Memória - Escândalos e liminares
A legalização das casas de jogos ronda o governo do presidente Luiz Inácio Lula da Silva desde 2003. Havia um estudo para a regulamentação que foi arquivado quando surgiram denúncias de irregularidades cometidas pelo ex-assessor da Casa Civil Waldomiro Diniz. Ele foi flagrado cobrando propina do empresário do jogo Carlos Augusto Ramos, o Carlinhos Cachoeira.

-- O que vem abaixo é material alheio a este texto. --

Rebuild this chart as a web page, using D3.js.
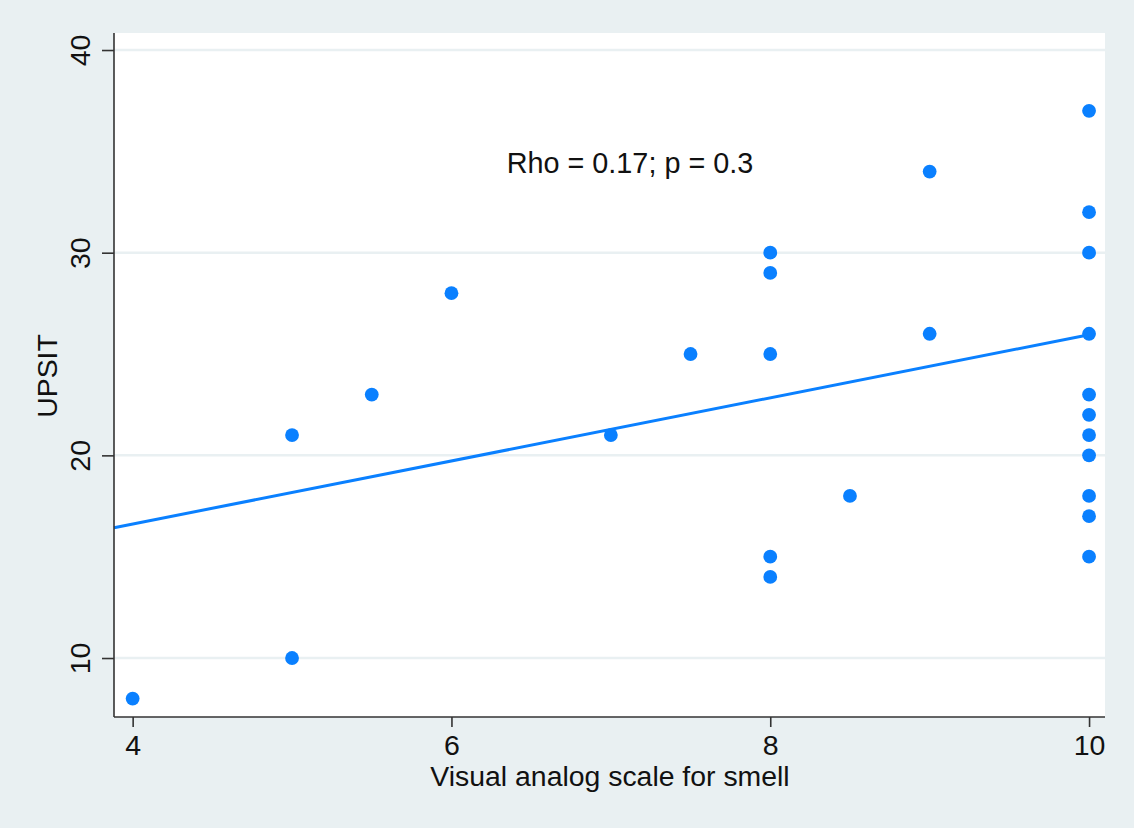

O fato acabou sendo alvo de uma CPI no Senado, instalada por determinação do Supremo Tribunal Federal, em 2005. Entre as diversas e amplas linhas de investigação da comissão, uma que se destacou foi a suspeita de a campanha de Lula, em 2002, ter sido financiada em parte com dinheiro de bingos. Waldomiro teria arrecadado R$ 1 milhão com casas de jogo em São Paulo e Rio de Janeiro. Empresários angolanos, Arthur José Valente de Oliveira e José Paulo Teixeira Cruz também teriam aplicado US$ 1 milhão na campanha do petista. Nenhuma denúncia foi comprovada.
Na época, a CPI também se debruçou sobre um suposto esquema de corrupção na renovação do contrato de R$ 650 milhões firmado entre a Caixa Econômica Federal e a Gtech, em abril de 2003, para administração de loterias. Segundo investigações da Comissão, o advogado Rogério Tadeu Buratti, ex-assessor do ex-ministro da Fazenda Antonio Palocci, supostamente extorquiu a multinacional em R$ 5 milhões. Teria agido em conluio com Waldomiro.
O presidente Lula já reclamou publicamente do setor e chegou a defender que o Congresso discuta um projeto para proibir de vez ou autorizar a atividade dos jogos. Ele estava insatisfeito com o que chamou de “indústria de liminares” judiciais que permitia, em caráter temporário, a abertura de bingos.